Dalam hal perlindungan bagi pekerja migran, Komnas Perempuan mengamati adanya pelonggaran pada aturan dan pengawasan terhadap izin usaha perusahaan penempatan pekerja migran Indonesia. Hal ini bertentangan dengan semangat perbaikan tata kelola migrasi yang berperspektif perlindungan bagi pekerja migran yang diusung dalam UU No. 18 Tahun 2017 tentang Pelindungan Pekerja Migran Indonesia. Pelonggaran ini dikuatirkan akan berdampak pada stagnansi perlindungan bagi pekerja migran, termasuk dan terutama bagi perempuan pekerja migran yang telah begitu rentan pada eksploitasi, kekerasan dan diskriminasi sejak dari masa rekrutmen hingga kepulangannya.

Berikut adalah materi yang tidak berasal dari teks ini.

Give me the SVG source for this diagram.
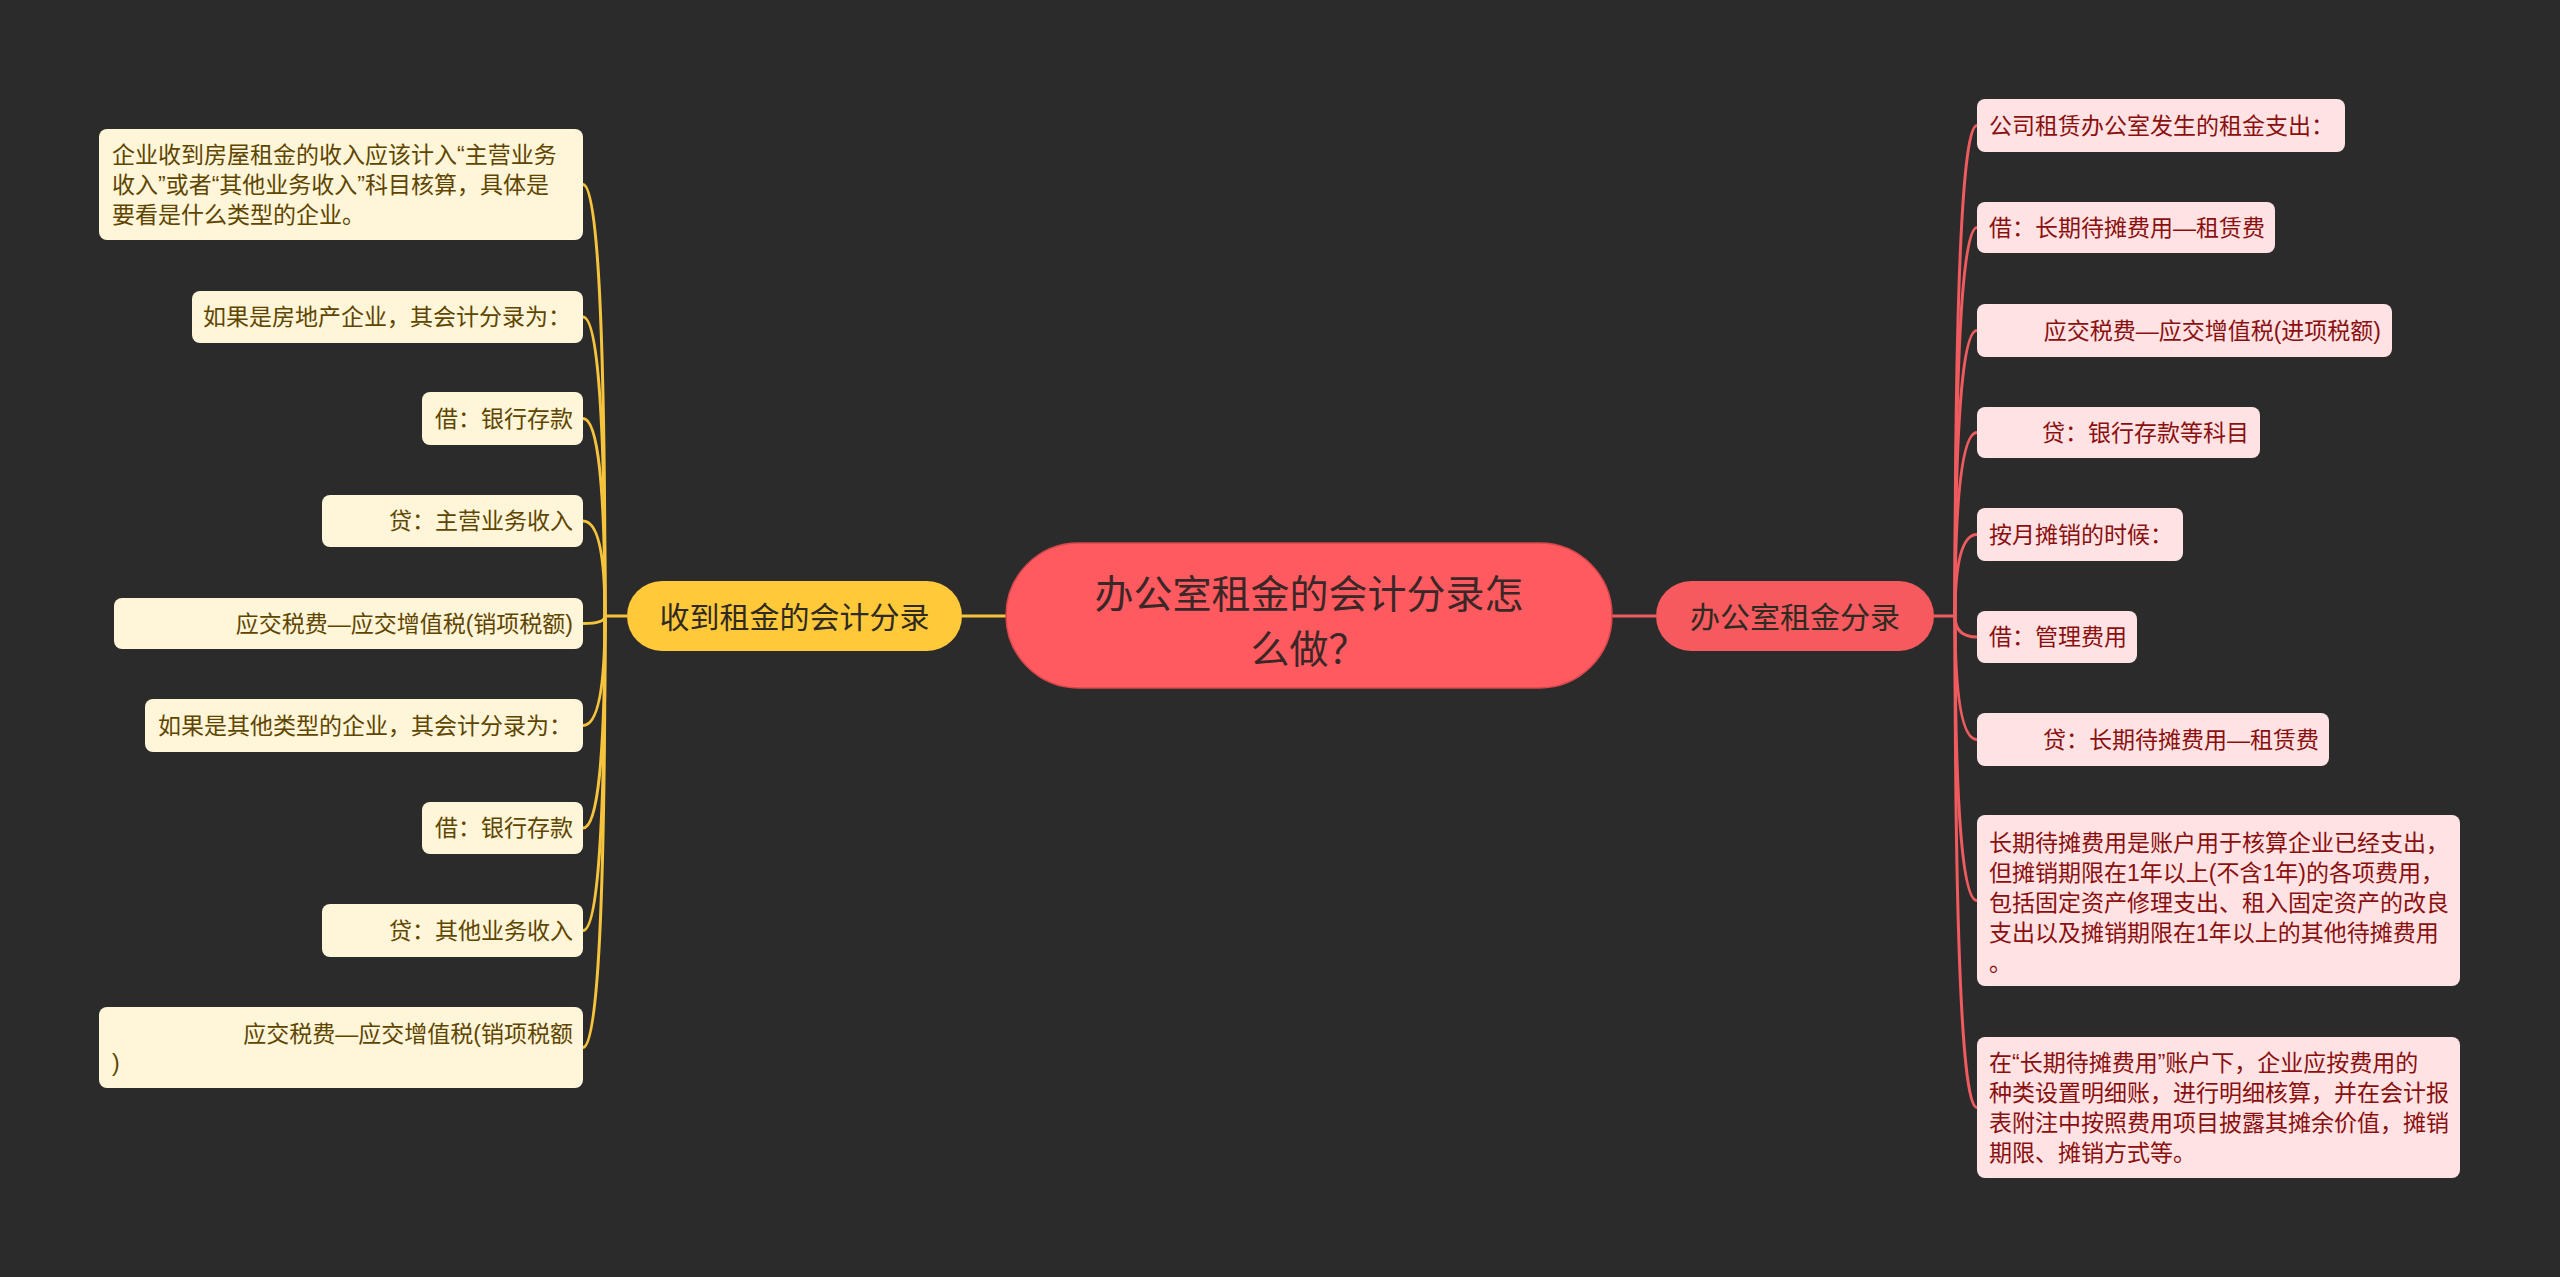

Sejumlah pengaturan dalam UU Cipta Kerja juga tidak sejalan dengan UU No.8 Tahun 2016 Tentang Penyandang Disabilitas. Beberapa pasal di UU Cipta Kerja masih menggunakan istilah Penyandang Cacat bukan Penyandang Disabilitas sebagaimana yang tertulis di dalam UU Penyandang Disabilitas. Hal ini akan menguatkan kembali stigma negatif bagi penyandang disabilitas. Ada pula pasal yang bersifat kontradiktif: ada pasal yang melarang pemutusan hubungan kerja terhadap pekerja/buruh yang mengalami sakit berkepanjangan atau cacat akibat kecelakaan kerja, tetapi di saat bersamaan ada pasal lain yang membolehkan pemberhentian jika pekerja tidak dapat melakukan pekerjaannya setelah melampaui batas 12 (dua belas) bulan. Bagi perempuan pekerja dengan kondisi cacat atau sakit berkepanjangan akibat kecelakaan kerja, pembolehan penghentian kerja ini akan memberikan dampak berlipat ganda pada kualitas hidupnya.

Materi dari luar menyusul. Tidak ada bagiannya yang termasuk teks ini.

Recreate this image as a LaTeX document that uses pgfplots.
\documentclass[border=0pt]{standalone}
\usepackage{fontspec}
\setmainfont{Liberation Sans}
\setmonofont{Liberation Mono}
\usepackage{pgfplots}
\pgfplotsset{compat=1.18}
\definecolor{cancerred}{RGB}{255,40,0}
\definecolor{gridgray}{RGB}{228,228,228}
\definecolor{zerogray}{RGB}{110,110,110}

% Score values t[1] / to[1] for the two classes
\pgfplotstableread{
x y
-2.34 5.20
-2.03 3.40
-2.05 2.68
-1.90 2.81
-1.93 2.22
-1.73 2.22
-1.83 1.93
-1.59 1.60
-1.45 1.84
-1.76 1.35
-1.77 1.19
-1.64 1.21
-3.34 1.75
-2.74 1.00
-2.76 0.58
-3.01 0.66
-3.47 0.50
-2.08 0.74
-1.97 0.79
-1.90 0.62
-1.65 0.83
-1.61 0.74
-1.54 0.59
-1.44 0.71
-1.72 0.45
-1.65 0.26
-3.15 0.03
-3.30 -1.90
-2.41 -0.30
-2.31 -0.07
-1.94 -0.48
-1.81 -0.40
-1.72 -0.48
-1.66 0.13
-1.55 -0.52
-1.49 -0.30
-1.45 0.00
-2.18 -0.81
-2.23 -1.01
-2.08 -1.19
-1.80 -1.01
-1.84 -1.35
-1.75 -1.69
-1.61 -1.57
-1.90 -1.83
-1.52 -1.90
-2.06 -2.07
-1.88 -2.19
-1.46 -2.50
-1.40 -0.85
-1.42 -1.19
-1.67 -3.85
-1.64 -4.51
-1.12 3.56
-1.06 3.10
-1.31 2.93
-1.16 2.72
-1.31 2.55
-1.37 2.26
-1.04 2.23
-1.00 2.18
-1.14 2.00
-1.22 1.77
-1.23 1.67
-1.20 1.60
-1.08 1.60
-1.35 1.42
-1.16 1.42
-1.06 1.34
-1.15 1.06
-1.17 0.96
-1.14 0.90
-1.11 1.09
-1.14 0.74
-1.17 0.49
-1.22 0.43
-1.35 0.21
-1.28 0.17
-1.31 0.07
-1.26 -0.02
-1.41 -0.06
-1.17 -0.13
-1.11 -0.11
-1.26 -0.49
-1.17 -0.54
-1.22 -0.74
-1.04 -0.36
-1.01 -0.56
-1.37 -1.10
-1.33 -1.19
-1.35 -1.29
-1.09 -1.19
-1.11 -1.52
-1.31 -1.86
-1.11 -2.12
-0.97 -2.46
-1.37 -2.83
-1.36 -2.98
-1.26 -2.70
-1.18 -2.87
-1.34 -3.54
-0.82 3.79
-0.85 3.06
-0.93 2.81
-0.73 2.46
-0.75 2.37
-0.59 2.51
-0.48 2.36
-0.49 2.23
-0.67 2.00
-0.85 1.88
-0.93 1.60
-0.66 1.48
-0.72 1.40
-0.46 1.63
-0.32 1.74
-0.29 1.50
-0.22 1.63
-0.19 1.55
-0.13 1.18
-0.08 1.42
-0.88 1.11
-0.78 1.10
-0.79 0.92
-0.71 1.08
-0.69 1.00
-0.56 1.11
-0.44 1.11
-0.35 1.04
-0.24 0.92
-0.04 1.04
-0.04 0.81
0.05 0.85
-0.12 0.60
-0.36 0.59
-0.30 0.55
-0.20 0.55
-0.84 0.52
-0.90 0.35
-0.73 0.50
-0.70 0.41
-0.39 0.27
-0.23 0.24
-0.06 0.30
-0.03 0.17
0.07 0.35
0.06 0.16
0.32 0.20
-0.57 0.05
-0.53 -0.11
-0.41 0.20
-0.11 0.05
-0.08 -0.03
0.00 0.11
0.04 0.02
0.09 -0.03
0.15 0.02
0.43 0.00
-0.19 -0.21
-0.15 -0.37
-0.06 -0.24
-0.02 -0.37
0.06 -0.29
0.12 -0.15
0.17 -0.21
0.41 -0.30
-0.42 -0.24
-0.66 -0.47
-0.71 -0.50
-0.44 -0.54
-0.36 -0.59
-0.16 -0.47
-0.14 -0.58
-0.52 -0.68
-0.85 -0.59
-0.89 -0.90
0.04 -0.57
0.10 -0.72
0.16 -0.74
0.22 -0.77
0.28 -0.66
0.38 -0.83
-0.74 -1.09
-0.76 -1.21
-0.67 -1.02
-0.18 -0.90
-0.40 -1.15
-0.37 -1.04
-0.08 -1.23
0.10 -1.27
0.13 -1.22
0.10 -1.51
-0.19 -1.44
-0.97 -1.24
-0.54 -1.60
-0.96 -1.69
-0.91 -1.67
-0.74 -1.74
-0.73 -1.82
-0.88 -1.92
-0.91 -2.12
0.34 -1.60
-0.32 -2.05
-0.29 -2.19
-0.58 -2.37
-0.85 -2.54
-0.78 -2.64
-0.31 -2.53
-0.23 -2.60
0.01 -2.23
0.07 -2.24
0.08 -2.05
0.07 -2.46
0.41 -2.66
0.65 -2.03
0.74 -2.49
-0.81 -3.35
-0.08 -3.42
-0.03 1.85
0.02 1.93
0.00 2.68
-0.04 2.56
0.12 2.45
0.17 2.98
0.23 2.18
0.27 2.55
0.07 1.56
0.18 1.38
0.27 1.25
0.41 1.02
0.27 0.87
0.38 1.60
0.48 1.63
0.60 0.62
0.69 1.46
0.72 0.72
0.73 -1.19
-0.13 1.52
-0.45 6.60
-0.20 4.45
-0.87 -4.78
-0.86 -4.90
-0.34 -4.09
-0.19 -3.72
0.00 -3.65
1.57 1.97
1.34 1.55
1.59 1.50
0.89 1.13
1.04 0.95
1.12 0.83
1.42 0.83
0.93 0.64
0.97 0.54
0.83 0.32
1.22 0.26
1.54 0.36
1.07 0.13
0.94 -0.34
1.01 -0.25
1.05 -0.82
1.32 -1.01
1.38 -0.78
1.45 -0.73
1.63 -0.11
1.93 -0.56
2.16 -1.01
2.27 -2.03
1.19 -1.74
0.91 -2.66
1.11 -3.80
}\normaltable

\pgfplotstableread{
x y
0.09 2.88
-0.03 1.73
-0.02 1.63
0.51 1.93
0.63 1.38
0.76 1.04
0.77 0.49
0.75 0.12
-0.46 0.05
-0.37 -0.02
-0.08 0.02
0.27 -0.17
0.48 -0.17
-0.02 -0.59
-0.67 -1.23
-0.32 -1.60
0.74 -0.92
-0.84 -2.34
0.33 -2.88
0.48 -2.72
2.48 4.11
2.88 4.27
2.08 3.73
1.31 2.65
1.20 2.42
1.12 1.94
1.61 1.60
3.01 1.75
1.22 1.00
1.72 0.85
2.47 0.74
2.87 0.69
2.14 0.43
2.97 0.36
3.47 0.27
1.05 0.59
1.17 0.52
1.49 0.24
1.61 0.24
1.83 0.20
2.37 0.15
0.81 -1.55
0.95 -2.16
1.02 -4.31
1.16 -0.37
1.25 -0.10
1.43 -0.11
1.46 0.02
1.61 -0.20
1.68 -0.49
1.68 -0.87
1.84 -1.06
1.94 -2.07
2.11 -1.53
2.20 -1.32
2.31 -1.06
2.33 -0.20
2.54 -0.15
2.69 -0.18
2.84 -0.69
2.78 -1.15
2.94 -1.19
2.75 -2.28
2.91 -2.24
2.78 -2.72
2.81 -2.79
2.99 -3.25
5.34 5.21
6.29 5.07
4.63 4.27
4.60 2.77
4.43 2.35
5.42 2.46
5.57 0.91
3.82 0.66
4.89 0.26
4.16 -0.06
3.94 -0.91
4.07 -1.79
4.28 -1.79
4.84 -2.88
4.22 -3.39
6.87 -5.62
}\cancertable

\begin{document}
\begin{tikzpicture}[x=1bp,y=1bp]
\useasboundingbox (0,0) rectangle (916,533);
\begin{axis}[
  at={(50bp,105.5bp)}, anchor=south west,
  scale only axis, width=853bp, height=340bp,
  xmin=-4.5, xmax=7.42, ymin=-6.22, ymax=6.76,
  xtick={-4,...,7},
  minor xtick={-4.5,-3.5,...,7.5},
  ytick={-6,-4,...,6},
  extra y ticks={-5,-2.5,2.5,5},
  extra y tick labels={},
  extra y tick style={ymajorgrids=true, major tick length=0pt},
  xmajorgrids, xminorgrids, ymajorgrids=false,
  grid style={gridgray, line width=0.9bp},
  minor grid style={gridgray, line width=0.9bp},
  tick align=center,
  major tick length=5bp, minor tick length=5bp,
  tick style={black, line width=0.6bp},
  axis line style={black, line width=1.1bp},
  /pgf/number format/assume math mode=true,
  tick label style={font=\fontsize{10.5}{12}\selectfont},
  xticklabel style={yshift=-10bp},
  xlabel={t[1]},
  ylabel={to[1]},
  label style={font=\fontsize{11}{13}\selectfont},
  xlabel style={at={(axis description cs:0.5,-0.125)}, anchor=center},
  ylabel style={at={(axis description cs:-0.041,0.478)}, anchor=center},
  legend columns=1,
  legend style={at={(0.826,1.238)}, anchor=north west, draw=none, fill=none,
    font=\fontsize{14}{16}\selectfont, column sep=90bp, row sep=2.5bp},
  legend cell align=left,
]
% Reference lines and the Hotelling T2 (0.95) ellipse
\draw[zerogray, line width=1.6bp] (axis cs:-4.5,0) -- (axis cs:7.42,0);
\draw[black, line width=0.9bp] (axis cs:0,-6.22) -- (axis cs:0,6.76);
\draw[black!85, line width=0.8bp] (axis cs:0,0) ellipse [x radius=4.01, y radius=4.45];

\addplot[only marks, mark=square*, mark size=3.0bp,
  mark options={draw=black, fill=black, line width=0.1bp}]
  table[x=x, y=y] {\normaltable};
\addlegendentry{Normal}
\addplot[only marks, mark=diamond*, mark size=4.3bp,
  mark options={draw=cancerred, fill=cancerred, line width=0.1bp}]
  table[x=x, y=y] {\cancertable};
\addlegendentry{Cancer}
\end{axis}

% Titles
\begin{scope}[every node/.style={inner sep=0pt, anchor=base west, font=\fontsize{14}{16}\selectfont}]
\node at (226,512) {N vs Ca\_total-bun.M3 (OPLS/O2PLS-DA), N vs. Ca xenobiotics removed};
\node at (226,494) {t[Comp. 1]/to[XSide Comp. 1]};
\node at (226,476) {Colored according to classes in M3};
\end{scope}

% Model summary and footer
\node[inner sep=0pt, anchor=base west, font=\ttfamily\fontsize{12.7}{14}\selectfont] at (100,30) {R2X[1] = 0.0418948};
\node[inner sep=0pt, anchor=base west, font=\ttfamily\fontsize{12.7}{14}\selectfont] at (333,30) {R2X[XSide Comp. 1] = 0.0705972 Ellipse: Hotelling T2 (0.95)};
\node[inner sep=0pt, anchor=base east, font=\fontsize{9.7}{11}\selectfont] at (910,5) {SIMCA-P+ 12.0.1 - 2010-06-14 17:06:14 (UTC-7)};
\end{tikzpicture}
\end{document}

Menimbang persoalan-persoalan tersebut di atas dan berdasarkan prinsip non regression (nir-kemunduran) dalam semangat penegakan hak asasi manusia, Komnas Perempuan:
1. Mengingatkan kepada DPR dan pemerintah pada potensi UU Cipta Kerja mengurangi daya pelaksanaan tanggung jawab negara dalam pemenuhan hak-hak konstitusional, terutama untuk mengatasi kerentanan perempuan pekerja dari eksploitasi, diskriminasi dan kekerasan;
2. Mendorong langkah proaktif DPR RI dan pemerintah untuk segera melakukan koreksi pada muatan UU Cipta Kerja dan pada proses perumusan kebijakan selanjutnya agar lebih dapat memastikan dan memajukan jaminan perlindungan hak-hak konstitusional, dengan memberikan perhatian khusus pada kerentanan perempuan pekerja;
3. Mendorong DPR dan pemerintah untuk lebih peka terhadap kepentingan dan kesentosaan perempuan pekerja dengan segera membahas dan mengesahkan UU yang secara nyata terkait dengan hal tersebut, antara lain RUU Perlindungan Pekerja Rumah Tangga dan RUU Penghapusan Kekerasan Seksual;
4. Mengapresiasi sikap kritis dan konstruktif dari akademisi dan unsur-unsur masyarakat sipil dari berbagai sektor terhadap pengesahan UU Cipta Kerja dalam kerangka memajukan pelaksanaan tanggung jawab negara pada pemenuhan hak-hak konstitusional warga negara, terutama pada hak atas pekerjaan dan penghidupan yang layak, rasa aman serta kepastian hukum.